Tuesday, February 25, 2014

Other people do not see us as the most noble people on Earth

From an article raising the question whether the U.S. should more actively and openly engage in cyber-attacks:
“The United States has been caught using Stuxnet to conduct a covert cybercampaign against Iran as well as trawling the Internet with the massive Prism collection operation,” Mr. [Jason] Healey [director of the Cyber Statecraft Initiative at the Atlantic Council] wrote recently, referring to the N.S.A.’s data-mining program. “The world is increasingly seeing U.S. cyberpower as a force for evil in the world. A cyberoperation against Syria might help to reverse this view.”
This logic seems incredibly misguided to me. Even from the viewpoint of a country where people do not like Assad and would like him removed from power, an American cyber-attack that grounds his airforce, shuts off power in his military bases, and otherwise cripples his defenses to allow the rebels to take over, would be terrifying. Sure, maybe that time the U.S. used its cyber-powers for good. But what about next time?
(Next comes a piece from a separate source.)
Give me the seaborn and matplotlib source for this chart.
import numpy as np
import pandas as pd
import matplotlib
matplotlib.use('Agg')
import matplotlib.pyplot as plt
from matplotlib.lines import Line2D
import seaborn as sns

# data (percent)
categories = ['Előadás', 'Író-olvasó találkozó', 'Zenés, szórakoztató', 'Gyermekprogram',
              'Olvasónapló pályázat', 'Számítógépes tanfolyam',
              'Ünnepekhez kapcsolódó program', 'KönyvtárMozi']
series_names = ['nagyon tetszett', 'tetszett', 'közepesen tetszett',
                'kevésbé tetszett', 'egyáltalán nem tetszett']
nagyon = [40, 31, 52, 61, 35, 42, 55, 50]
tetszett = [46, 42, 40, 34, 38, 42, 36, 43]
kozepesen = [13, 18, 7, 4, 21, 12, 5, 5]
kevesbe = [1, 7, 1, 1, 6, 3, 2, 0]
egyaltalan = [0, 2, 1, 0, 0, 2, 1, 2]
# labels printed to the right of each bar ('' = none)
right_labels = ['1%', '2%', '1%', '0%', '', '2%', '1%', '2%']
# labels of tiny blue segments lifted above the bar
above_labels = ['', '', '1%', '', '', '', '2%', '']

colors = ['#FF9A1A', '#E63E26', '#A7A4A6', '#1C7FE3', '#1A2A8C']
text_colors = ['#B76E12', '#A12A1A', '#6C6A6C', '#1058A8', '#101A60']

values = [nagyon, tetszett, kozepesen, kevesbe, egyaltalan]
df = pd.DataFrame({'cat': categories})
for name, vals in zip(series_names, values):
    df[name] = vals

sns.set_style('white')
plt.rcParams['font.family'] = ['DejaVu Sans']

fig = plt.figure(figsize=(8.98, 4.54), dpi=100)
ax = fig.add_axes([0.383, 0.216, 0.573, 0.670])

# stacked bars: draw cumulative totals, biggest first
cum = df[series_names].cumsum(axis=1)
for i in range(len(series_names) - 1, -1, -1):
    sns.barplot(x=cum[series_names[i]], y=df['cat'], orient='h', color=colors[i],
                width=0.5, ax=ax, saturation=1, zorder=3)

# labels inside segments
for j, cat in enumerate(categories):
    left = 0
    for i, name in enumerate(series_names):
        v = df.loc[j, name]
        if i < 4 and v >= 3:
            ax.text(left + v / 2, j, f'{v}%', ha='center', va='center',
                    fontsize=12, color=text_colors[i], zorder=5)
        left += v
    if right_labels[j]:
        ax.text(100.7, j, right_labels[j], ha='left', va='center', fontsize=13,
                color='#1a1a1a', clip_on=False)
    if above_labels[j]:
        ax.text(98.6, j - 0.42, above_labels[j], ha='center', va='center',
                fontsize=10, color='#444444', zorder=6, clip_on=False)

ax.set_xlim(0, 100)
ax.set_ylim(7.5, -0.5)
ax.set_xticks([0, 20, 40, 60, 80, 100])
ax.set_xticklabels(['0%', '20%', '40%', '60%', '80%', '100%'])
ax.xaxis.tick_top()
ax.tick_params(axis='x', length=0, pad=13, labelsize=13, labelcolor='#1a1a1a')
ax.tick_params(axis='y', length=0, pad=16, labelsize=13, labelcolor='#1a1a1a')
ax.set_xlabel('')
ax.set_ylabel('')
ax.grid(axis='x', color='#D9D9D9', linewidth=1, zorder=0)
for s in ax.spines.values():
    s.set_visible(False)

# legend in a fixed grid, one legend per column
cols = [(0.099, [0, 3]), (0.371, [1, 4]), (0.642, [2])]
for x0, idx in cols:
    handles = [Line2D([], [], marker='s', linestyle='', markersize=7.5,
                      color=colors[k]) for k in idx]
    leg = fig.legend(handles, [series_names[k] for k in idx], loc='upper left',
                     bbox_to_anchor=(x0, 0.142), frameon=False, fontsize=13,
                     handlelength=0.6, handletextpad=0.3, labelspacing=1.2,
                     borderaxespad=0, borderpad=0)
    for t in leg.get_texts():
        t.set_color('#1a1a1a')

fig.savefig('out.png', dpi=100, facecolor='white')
If the U.S. is willing to do that, it might be willing to do that against anyone else in the world. Even if you agree with American goals this time, you might not next time.

An open cyber-attack by the U.S. is not going to reassure anyone. The entire idea that non-Americans would take comfort in American power is utter nonsense, just as there is no way that the American people would feel comfortable if the Chinese revealed that they had some secret weapon that could be used to take out any government it wants. And that would be true even if the Chinese demonstrated that technology by taking out someone we did not like.

 Underlying all of this is the semi-delusional American assumption that: (a) the U.S. is basically a force for good in the world, and (b) everyone else will recognize our essential goodness and give us all the benefit of the doubt. I don't know why so many Americans make these assumptions about themselves. But they are not true. And their persistence in the American consciousness means that we are much more likely to buy into bone-headed military adventurism.Would Bush have been as able to sell the Iraq war to the American public if people didn't think that U.S. soldiers would be cheered as liberators?